***** DATA FOR THIS TASK

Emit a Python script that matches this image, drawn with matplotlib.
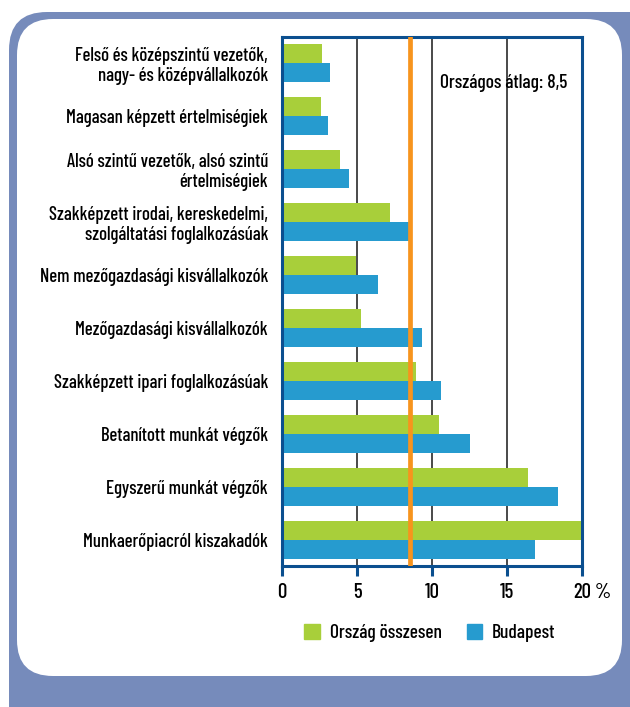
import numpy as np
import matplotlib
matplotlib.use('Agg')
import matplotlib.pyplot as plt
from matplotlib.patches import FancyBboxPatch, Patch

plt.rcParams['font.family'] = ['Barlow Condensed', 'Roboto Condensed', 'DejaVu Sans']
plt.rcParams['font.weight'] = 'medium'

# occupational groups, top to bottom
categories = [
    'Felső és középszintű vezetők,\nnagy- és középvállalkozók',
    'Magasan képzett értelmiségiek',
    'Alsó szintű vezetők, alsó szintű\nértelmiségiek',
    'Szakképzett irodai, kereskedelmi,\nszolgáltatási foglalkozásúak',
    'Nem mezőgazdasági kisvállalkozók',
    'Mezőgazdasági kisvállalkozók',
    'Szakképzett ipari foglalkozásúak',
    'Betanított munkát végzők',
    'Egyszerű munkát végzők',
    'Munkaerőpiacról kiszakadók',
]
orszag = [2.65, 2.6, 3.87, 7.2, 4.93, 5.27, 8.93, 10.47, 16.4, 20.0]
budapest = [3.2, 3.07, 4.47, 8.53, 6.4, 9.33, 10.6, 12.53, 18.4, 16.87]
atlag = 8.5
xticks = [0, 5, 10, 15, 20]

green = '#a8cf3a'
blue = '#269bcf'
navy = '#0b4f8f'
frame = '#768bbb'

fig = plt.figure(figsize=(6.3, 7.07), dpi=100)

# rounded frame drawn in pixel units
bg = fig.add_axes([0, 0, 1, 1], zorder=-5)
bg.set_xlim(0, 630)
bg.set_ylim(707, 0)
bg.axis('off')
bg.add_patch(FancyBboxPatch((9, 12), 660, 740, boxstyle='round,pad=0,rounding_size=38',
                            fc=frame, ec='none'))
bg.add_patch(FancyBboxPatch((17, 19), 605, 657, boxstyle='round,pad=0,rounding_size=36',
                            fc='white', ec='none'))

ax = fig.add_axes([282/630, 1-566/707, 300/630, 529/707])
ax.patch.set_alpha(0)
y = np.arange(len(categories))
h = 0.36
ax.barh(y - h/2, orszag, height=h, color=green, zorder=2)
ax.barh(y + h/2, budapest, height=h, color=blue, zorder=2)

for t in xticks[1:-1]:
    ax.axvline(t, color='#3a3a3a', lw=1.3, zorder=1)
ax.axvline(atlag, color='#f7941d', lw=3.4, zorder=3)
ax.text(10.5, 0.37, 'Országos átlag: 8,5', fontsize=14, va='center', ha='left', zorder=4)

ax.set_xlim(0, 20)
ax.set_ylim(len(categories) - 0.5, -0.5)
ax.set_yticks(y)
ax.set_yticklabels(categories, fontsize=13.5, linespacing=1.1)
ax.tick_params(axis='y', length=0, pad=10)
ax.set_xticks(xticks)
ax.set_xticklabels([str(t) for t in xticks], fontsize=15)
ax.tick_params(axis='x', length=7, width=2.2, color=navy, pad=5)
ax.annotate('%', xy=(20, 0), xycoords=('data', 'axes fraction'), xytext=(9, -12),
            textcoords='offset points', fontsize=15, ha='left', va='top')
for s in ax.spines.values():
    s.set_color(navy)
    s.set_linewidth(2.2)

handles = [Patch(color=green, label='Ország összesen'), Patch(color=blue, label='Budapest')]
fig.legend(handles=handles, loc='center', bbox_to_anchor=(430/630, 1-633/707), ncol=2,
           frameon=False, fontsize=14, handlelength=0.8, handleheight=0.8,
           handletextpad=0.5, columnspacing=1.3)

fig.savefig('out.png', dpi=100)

**********
***** DATA FOR THIS TASK

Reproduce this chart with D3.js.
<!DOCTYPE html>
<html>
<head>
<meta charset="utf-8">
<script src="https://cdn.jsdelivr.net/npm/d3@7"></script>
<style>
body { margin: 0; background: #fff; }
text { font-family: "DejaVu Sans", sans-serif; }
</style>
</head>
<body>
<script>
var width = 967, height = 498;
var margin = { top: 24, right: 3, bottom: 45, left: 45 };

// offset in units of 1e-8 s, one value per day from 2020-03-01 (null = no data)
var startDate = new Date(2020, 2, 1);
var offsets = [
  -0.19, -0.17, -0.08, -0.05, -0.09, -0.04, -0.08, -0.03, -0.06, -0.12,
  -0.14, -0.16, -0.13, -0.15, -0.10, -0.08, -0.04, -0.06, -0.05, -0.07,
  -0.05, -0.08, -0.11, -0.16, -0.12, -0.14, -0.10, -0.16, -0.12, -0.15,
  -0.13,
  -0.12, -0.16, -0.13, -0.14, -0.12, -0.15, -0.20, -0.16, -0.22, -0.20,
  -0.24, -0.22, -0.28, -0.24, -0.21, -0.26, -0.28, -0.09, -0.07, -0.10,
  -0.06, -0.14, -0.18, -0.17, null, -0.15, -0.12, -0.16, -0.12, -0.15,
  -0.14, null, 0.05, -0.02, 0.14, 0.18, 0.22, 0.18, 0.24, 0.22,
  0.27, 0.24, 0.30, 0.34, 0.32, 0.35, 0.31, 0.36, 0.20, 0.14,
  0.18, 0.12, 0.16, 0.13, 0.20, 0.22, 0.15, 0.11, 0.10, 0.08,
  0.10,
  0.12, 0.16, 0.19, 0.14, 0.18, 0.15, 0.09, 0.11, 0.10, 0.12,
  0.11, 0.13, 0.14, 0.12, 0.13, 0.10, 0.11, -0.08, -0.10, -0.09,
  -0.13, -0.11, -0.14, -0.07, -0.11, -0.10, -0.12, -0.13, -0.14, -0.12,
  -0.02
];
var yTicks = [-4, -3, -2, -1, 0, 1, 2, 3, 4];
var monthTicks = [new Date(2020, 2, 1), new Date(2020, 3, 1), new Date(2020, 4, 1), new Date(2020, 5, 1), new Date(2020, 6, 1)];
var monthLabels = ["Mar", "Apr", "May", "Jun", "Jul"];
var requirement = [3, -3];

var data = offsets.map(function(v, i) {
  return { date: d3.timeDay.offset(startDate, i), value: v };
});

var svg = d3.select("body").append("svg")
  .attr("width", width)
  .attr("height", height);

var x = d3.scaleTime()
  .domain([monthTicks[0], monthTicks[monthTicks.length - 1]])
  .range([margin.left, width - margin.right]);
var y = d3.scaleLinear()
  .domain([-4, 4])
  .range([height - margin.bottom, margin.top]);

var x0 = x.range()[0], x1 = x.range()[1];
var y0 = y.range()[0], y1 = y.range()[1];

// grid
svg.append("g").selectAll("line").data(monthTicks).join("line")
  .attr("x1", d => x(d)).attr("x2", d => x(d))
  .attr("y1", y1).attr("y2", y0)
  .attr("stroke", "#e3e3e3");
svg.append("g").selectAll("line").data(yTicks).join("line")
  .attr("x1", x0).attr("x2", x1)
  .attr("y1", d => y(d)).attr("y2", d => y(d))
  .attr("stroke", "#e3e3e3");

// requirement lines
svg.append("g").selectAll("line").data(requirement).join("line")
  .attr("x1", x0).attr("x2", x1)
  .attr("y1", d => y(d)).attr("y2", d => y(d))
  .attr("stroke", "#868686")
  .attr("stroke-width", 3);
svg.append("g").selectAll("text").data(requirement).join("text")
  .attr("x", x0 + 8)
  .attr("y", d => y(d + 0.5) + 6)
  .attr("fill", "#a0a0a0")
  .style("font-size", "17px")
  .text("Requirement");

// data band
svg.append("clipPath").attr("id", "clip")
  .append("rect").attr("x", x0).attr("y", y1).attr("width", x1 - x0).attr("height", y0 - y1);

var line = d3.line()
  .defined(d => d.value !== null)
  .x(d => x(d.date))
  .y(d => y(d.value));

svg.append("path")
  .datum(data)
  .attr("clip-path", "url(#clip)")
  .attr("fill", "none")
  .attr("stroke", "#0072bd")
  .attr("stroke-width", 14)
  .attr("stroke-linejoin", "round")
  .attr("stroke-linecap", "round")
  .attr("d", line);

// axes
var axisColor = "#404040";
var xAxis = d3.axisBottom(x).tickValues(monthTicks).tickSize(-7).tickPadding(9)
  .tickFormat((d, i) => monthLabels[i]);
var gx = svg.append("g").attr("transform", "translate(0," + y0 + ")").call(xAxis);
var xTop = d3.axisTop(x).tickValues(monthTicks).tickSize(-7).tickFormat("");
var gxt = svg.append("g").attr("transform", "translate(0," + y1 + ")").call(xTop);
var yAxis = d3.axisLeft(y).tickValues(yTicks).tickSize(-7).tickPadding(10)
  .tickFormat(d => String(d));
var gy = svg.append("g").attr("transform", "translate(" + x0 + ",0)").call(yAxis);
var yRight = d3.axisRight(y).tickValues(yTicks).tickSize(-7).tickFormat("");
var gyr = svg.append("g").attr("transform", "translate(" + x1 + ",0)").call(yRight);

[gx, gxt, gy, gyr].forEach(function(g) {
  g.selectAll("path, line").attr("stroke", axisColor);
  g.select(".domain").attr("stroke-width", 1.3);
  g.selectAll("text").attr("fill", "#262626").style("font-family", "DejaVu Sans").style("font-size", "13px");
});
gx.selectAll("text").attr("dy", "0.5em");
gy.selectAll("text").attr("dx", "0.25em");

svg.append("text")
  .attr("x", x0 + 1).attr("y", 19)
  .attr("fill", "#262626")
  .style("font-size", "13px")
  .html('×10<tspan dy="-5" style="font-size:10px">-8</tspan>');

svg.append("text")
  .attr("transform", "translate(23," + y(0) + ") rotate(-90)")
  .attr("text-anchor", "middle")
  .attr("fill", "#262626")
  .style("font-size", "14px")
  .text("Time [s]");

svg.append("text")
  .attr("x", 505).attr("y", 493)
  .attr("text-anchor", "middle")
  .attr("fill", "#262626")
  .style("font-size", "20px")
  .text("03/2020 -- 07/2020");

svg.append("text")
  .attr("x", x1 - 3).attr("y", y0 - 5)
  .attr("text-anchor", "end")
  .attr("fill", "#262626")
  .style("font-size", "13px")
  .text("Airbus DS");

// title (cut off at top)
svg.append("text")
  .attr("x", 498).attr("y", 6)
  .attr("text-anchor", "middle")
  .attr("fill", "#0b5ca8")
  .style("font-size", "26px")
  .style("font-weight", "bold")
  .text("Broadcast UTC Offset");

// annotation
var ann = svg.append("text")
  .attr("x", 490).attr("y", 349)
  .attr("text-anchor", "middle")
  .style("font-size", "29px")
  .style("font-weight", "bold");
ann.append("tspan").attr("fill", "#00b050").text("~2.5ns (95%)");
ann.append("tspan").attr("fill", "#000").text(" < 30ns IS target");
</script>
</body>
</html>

**********

Keep the images out of the copy. Repeat word for word only the lines from the one containing "Emit a Python" through the one containing "ax.text(10.5, 0.37, 'Országos", both ends included.

Emit a Python script that matches this image, drawn with matplotlib.
import numpy as np
import matplotlib
matplotlib.use('Agg')
import matplotlib.pyplot as plt
from matplotlib.patches import FancyBboxPatch, Patch

plt.rcParams['font.family'] = ['Barlow Condensed', 'Roboto Condensed', 'DejaVu Sans']
plt.rcParams['font.weight'] = 'medium'

# occupational groups, top to bottom
categories = [
    'Felső és középszintű vezetők,\nnagy- és középvállalkozók',
    'Magasan képzett értelmiségiek',
    'Alsó szintű vezetők, alsó szintű\nértelmiségiek',
    'Szakképzett irodai, kereskedelmi,\nszolgáltatási foglalkozásúak',
    'Nem mezőgazdasági kisvállalkozók',
    'Mezőgazdasági kisvállalkozók',
    'Szakképzett ipari foglalkozásúak',
    'Betanított munkát végzők',
    'Egyszerű munkát végzők',
    'Munkaerőpiacról kiszakadók',
]
orszag = [2.65, 2.6, 3.87, 7.2, 4.93, 5.27, 8.93, 10.47, 16.4, 20.0]
budapest = [3.2, 3.07, 4.47, 8.53, 6.4, 9.33, 10.6, 12.53, 18.4, 16.87]
atlag = 8.5
xticks = [0, 5, 10, 15, 20]

green = '#a8cf3a'
blue = '#269bcf'
navy = '#0b4f8f'
frame = '#768bbb'

fig = plt.figure(figsize=(6.3, 7.07), dpi=100)

# rounded frame drawn in pixel units
bg = fig.add_axes([0, 0, 1, 1], zorder=-5)
bg.set_xlim(0, 630)
bg.set_ylim(707, 0)
bg.axis('off')
bg.add_patch(FancyBboxPatch((9, 12), 660, 740, boxstyle='round,pad=0,rounding_size=38',
                            fc=frame, ec='none'))
bg.add_patch(FancyBboxPatch((17, 19), 605, 657, boxstyle='round,pad=0,rounding_size=36',
                            fc='white', ec='none'))

ax = fig.add_axes([282/630, 1-566/707, 300/630, 529/707])
ax.patch.set_alpha(0)
y = np.arange(len(categories))
h = 0.36
ax.barh(y - h/2, orszag, height=h, color=green, zorder=2)
ax.barh(y + h/2, budapest, height=h, color=blue, zorder=2)

for t in xticks[1:-1]:
    ax.axvline(t, color='#3a3a3a', lw=1.3, zorder=1)
ax.axvline(atlag, color='#f7941d', lw=3.4, zorder=3)
ax.text(10.5, 0.37, 'Országos átlag: 8,5', fontsize=14, va='center', ha='left', zorder=4)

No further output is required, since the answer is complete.